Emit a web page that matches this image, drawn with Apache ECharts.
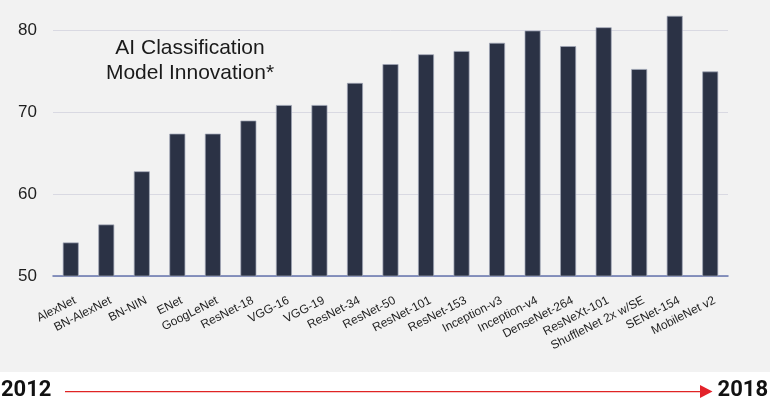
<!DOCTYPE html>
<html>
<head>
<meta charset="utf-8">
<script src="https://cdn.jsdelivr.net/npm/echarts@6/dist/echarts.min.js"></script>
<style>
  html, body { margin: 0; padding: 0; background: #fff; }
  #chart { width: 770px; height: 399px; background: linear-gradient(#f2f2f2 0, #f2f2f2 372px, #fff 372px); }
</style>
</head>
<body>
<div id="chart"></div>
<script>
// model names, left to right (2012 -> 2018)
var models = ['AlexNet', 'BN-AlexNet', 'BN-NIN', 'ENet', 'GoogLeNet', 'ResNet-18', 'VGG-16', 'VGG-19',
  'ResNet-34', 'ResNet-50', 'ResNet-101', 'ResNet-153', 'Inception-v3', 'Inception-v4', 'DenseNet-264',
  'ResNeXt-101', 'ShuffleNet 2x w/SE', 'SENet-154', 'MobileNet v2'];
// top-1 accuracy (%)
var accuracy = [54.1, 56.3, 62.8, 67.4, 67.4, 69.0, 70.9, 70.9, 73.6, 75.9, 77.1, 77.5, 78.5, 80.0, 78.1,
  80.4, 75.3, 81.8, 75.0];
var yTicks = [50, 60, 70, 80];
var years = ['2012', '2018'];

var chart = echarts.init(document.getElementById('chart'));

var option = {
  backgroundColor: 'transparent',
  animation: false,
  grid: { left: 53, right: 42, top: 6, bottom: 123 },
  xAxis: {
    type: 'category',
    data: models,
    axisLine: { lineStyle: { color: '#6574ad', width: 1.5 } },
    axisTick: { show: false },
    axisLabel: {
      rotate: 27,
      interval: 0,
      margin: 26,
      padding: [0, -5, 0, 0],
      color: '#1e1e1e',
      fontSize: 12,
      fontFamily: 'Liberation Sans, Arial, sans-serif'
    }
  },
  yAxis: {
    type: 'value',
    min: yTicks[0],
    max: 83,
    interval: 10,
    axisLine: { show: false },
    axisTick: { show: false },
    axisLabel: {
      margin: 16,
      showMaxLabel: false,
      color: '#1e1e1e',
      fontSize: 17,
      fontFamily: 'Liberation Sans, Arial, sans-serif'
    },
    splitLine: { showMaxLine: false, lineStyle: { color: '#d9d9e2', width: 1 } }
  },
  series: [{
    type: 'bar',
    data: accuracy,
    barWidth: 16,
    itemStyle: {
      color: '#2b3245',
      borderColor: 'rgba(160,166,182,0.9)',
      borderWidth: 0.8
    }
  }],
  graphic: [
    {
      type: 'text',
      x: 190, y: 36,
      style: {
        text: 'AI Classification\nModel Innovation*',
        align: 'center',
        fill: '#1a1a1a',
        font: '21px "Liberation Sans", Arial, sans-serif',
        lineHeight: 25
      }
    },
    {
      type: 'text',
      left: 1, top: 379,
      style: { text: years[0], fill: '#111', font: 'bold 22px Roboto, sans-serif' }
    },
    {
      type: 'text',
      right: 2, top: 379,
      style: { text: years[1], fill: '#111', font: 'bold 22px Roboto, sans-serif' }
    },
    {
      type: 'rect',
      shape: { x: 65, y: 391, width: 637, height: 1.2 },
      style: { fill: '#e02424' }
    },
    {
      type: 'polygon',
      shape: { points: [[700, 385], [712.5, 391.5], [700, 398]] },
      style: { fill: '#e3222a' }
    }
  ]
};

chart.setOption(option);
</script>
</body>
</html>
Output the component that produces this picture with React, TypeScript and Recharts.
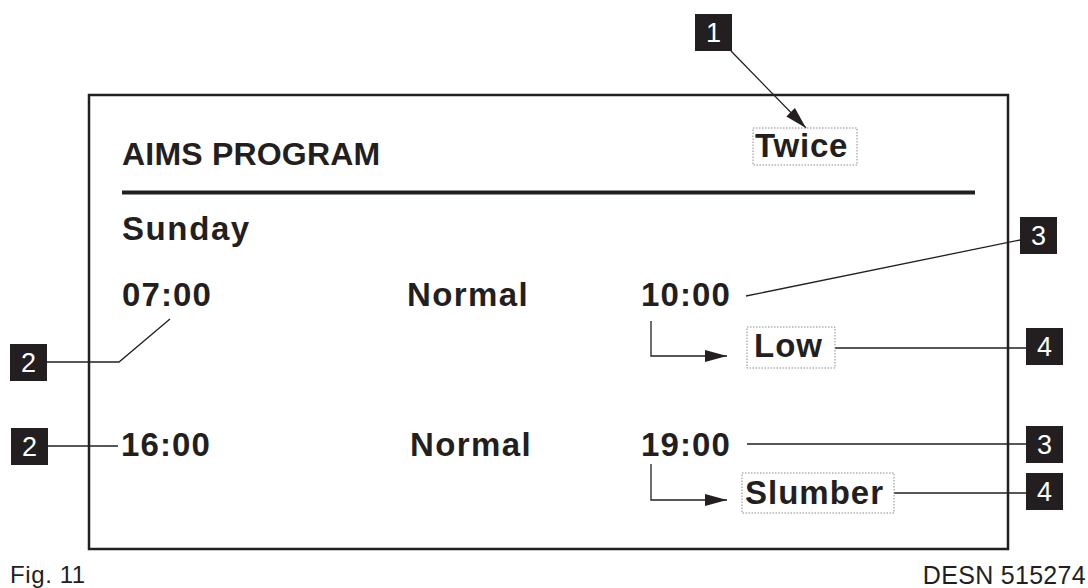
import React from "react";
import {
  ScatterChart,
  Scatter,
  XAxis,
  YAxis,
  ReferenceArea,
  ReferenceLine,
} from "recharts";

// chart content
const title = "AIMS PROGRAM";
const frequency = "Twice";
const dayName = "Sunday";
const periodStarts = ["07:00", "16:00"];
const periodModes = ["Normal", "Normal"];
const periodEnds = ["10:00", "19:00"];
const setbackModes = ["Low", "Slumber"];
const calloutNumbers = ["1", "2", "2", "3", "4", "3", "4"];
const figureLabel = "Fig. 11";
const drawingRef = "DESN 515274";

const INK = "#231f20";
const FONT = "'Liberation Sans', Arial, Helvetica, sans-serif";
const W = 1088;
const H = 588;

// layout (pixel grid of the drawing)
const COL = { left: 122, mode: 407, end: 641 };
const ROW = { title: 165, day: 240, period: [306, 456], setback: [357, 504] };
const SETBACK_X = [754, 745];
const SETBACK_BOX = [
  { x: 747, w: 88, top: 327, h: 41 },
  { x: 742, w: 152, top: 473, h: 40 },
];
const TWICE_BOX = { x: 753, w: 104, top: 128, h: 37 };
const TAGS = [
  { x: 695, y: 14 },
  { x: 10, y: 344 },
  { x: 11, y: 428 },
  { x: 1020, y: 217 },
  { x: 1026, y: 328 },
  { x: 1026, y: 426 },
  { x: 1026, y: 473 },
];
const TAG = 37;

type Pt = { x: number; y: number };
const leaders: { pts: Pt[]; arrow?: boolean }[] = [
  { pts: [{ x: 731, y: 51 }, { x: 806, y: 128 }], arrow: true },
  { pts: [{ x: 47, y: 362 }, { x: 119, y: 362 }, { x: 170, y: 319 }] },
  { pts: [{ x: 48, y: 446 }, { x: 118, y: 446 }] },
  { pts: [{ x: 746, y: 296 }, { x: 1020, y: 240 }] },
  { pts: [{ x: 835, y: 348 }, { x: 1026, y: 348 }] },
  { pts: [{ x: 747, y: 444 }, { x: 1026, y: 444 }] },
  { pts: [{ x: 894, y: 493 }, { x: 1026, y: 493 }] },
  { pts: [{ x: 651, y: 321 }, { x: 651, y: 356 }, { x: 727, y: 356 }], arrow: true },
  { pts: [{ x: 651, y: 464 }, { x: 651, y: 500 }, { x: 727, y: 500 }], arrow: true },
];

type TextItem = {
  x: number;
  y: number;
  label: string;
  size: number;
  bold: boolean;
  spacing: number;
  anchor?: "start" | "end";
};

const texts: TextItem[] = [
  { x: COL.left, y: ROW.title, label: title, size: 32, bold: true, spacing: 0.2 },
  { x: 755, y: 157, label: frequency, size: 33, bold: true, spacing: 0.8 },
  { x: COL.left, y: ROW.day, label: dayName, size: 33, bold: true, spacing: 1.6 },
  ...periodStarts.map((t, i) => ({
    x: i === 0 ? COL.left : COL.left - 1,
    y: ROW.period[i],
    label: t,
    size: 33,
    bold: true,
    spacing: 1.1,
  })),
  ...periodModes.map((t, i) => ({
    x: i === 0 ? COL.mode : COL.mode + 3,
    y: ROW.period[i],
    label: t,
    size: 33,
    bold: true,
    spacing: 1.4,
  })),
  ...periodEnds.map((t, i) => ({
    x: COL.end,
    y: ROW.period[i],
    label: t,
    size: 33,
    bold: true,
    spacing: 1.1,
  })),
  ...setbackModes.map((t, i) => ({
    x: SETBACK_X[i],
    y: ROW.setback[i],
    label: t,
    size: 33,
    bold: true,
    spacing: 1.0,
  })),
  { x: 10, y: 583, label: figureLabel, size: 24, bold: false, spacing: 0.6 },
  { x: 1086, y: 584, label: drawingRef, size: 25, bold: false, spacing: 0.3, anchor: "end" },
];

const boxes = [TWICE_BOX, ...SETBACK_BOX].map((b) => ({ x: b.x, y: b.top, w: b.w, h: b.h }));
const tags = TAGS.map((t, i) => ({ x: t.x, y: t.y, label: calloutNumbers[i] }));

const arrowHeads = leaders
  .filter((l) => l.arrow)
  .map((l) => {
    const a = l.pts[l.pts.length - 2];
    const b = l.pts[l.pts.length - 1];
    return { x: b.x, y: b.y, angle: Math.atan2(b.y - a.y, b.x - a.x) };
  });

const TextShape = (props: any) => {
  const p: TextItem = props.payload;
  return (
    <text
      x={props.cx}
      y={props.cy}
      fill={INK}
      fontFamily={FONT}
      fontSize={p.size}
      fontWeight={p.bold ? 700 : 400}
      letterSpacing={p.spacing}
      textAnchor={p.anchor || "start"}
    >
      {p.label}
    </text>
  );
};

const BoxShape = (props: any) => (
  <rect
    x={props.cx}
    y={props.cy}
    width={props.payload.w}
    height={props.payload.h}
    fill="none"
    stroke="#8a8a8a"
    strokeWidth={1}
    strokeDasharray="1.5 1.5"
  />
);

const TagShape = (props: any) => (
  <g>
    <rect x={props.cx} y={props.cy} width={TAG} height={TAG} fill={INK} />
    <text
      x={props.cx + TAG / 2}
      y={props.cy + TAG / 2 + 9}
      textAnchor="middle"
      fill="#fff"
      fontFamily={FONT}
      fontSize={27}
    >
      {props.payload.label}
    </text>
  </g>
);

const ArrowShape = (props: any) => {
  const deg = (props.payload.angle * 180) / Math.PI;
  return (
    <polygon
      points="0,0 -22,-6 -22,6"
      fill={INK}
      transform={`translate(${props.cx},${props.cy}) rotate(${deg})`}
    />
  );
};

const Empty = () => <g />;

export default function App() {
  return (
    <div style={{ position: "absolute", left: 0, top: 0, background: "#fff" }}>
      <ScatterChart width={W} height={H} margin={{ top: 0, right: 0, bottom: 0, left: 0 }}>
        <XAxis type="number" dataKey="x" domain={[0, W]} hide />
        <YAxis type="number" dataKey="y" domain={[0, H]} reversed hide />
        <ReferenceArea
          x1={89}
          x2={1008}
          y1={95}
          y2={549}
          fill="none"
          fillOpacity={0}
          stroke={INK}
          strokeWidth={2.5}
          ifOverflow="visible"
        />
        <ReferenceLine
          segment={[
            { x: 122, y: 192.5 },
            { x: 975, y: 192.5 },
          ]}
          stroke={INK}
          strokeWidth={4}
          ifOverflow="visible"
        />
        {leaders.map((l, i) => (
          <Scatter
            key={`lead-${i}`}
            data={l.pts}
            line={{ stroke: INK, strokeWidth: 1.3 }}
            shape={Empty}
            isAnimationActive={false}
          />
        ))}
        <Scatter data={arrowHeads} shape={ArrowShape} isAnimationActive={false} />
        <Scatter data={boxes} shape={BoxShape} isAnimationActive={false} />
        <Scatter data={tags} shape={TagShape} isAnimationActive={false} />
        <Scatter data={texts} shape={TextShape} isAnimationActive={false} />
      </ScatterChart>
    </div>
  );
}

____

- _Exercise task_
From the opening line of the listing above through the line bearing "var chart = echarts.init(document.getElementById('chart'));", repeat each line exactly. Drop every picture.

- _Solution below_
Emit a web page that matches this image, drawn with Apache ECharts.
<!DOCTYPE html>
<html>
<head>
<meta charset="utf-8">
<script src="https://cdn.jsdelivr.net/npm/echarts@6/dist/echarts.min.js"></script>
<style>
  html, body { margin: 0; padding: 0; background: #fff; }
  #chart { width: 770px; height: 399px; background: linear-gradient(#f2f2f2 0, #f2f2f2 372px, #fff 372px); }
</style>
</head>
<body>
<div id="chart"></div>
<script>
// model names, left to right (2012 -> 2018)
var models = ['AlexNet', 'BN-AlexNet', 'BN-NIN', 'ENet', 'GoogLeNet', 'ResNet-18', 'VGG-16', 'VGG-19',
  'ResNet-34', 'ResNet-50', 'ResNet-101', 'ResNet-153', 'Inception-v3', 'Inception-v4', 'DenseNet-264',
  'ResNeXt-101', 'ShuffleNet 2x w/SE', 'SENet-154', 'MobileNet v2'];
// top-1 accuracy (%)
var accuracy = [54.1, 56.3, 62.8, 67.4, 67.4, 69.0, 70.9, 70.9, 73.6, 75.9, 77.1, 77.5, 78.5, 80.0, 78.1,
  80.4, 75.3, 81.8, 75.0];
var yTicks = [50, 60, 70, 80];
var years = ['2012', '2018'];

var chart = echarts.init(document.getElementById('chart'));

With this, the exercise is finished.